Start
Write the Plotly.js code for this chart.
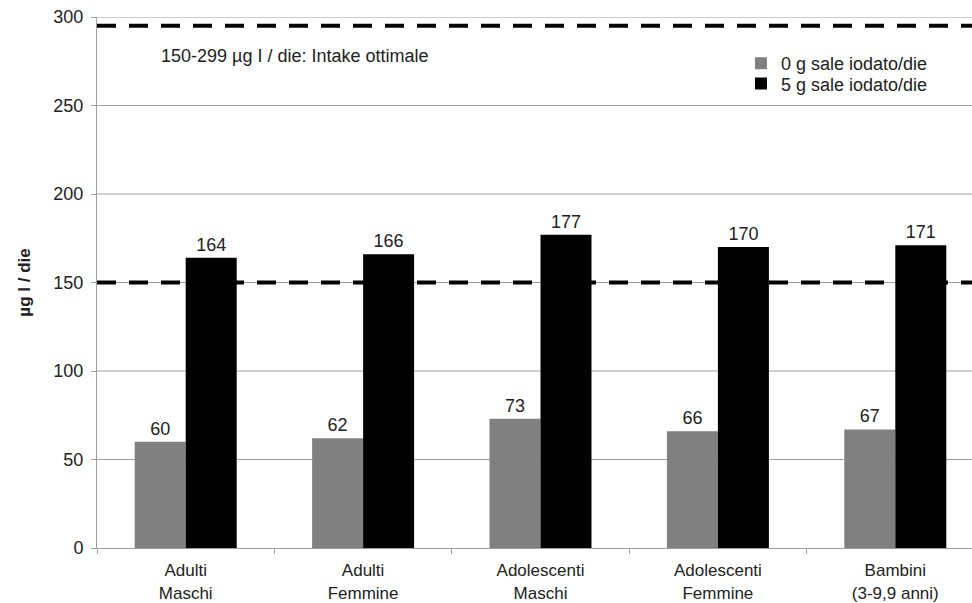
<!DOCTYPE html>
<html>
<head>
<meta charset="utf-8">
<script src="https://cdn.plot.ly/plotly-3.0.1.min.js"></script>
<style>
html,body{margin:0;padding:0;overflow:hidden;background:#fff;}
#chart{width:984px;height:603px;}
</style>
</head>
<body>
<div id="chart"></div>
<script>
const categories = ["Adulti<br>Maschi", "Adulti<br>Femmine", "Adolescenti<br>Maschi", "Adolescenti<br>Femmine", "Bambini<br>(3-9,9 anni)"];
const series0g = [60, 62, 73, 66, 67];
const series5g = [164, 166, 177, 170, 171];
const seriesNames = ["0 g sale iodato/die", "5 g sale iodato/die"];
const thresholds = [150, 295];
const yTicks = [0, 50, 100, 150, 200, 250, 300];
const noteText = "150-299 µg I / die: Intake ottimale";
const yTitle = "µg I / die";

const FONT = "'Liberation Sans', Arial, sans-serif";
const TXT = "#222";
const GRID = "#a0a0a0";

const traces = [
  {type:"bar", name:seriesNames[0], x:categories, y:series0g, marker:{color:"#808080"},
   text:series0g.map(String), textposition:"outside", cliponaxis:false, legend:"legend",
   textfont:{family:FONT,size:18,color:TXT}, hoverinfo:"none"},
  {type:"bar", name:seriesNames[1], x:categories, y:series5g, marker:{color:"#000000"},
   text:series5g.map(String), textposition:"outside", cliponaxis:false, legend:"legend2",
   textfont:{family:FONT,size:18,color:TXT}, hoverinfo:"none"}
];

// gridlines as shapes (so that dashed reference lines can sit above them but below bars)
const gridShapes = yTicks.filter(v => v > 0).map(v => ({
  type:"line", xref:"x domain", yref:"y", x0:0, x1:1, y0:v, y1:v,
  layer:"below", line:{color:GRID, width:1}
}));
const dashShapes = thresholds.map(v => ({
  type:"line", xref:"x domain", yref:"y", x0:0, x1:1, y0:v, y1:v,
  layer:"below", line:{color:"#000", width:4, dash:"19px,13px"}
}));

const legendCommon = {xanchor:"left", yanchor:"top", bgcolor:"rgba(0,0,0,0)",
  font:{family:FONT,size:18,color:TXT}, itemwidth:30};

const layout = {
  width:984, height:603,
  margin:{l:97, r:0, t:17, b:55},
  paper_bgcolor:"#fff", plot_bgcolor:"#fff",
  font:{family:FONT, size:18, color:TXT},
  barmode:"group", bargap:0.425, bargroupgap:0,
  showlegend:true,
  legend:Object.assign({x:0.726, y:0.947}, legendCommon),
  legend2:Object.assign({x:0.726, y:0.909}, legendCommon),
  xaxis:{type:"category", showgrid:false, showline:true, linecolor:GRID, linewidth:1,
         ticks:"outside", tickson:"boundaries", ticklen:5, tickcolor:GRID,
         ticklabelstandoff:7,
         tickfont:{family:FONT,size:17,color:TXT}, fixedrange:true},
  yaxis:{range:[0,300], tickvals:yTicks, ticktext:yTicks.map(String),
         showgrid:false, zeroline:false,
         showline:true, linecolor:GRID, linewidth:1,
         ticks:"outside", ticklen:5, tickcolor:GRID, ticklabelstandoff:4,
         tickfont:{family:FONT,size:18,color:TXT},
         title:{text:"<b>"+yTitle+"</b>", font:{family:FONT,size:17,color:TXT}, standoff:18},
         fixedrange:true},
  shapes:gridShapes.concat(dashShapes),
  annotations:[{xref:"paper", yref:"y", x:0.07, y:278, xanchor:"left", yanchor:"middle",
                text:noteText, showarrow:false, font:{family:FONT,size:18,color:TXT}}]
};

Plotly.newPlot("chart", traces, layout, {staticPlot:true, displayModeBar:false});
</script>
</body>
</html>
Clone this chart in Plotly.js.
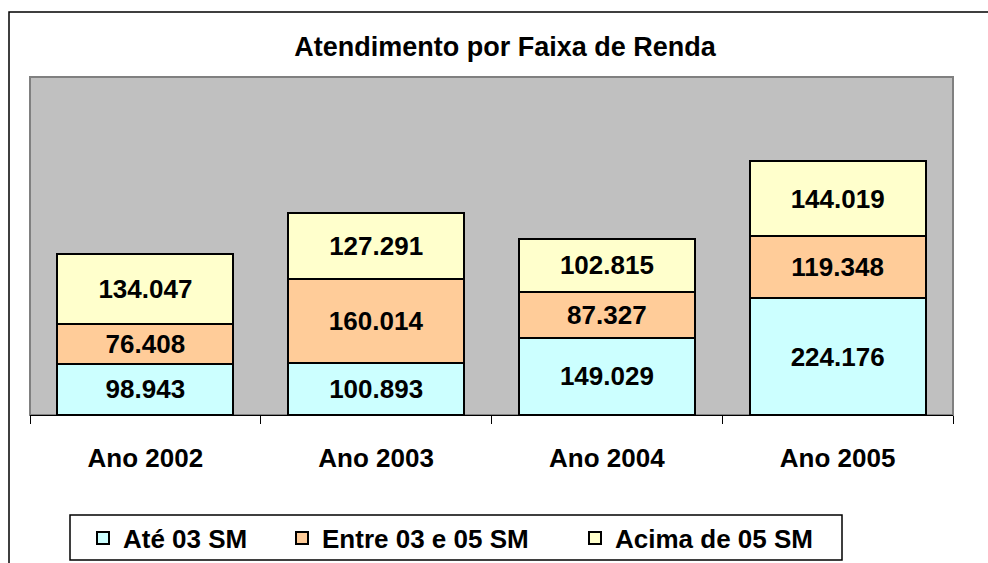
End
WHAT IS EXPECTED:
Return every line of the records exactly as given, pictures excluded.

FULL SOLUTION:
Write the Plotly.js code for this chart.
<!DOCTYPE html>
<html>
<head>
<meta charset="utf-8">
<script src="https://cdn.plot.ly/plotly-3.0.1.min.js"></script>
<style>
html,body{margin:0;padding:0;overflow:hidden;background:#fff;}
#chart{width:984px;height:603px;}
</style>
</head>
<body>
<div id="chart"></div>
<script>
const categories = ["Adulti<br>Maschi", "Adulti<br>Femmine", "Adolescenti<br>Maschi", "Adolescenti<br>Femmine", "Bambini<br>(3-9,9 anni)"];
const series0g = [60, 62, 73, 66, 67];
const series5g = [164, 166, 177, 170, 171];
const seriesNames = ["0 g sale iodato/die", "5 g sale iodato/die"];
const thresholds = [150, 295];
const yTicks = [0, 50, 100, 150, 200, 250, 300];
const noteText = "150-299 µg I / die: Intake ottimale";
const yTitle = "µg I / die";

const FONT = "'Liberation Sans', Arial, sans-serif";
const TXT = "#222";
const GRID = "#a0a0a0";

const traces = [
  {type:"bar", name:seriesNames[0], x:categories, y:series0g, marker:{color:"#808080"},
   text:series0g.map(String), textposition:"outside", cliponaxis:false, legend:"legend",
   textfont:{family:FONT,size:18,color:TXT}, hoverinfo:"none"},
  {type:"bar", name:seriesNames[1], x:categories, y:series5g, marker:{color:"#000000"},
   text:series5g.map(String), textposition:"outside", cliponaxis:false, legend:"legend2",
   textfont:{family:FONT,size:18,color:TXT}, hoverinfo:"none"}
];

// gridlines as shapes (so that dashed reference lines can sit above them but below bars)
const gridShapes = yTicks.filter(v => v > 0).map(v => ({
  type:"line", xref:"x domain", yref:"y", x0:0, x1:1, y0:v, y1:v,
  layer:"below", line:{color:GRID, width:1}
}));
const dashShapes = thresholds.map(v => ({
  type:"line", xref:"x domain", yref:"y", x0:0, x1:1, y0:v, y1:v,
  layer:"below", line:{color:"#000", width:4, dash:"19px,13px"}
}));

const legendCommon = {xanchor:"left", yanchor:"top", bgcolor:"rgba(0,0,0,0)",
  font:{family:FONT,size:18,color:TXT}, itemwidth:30};

const layout = {
  width:984, height:603,
  margin:{l:97, r:0, t:17, b:55},
  paper_bgcolor:"#fff", plot_bgcolor:"#fff",
  font:{family:FONT, size:18, color:TXT},
  barmode:"group", bargap:0.425, bargroupgap:0,
  showlegend:true,
  legend:Object.assign({x:0.726, y:0.947}, legendCommon),
  legend2:Object.assign({x:0.726, y:0.909}, legendCommon),
  xaxis:{type:"category", showgrid:false, showline:true, linecolor:GRID, linewidth:1,
         ticks:"outside", tickson:"boundaries", ticklen:5, tickcolor:GRID,
         ticklabelstandoff:7,
         tickfont:{family:FONT,size:17,color:TXT}, fixedrange:true},
  yaxis:{range:[0,300], tickvals:yTicks, ticktext:yTicks.map(String),
         showgrid:false, zeroline:false,
         showline:true, linecolor:GRID, linewidth:1,
         ticks:"outside", ticklen:5, tickcolor:GRID, ticklabelstandoff:4,
         tickfont:{family:FONT,size:18,color:TXT},
         title:{text:"<b>"+yTitle+"</b>", font:{family:FONT,size:17,color:TXT}, standoff:18},
         fixedrange:true},
  shapes:gridShapes.concat(dashShapes),
  annotations:[{xref:"paper", yref:"y", x:0.07, y:278, xanchor:"left", yanchor:"middle",
                text:noteText, showarrow:false, font:{family:FONT,size:18,color:TXT}}]
};

Plotly.newPlot("chart", traces, layout, {staticPlot:true, displayModeBar:false});
</script>
</body>
</html>
Clone this chart in Plotly.js.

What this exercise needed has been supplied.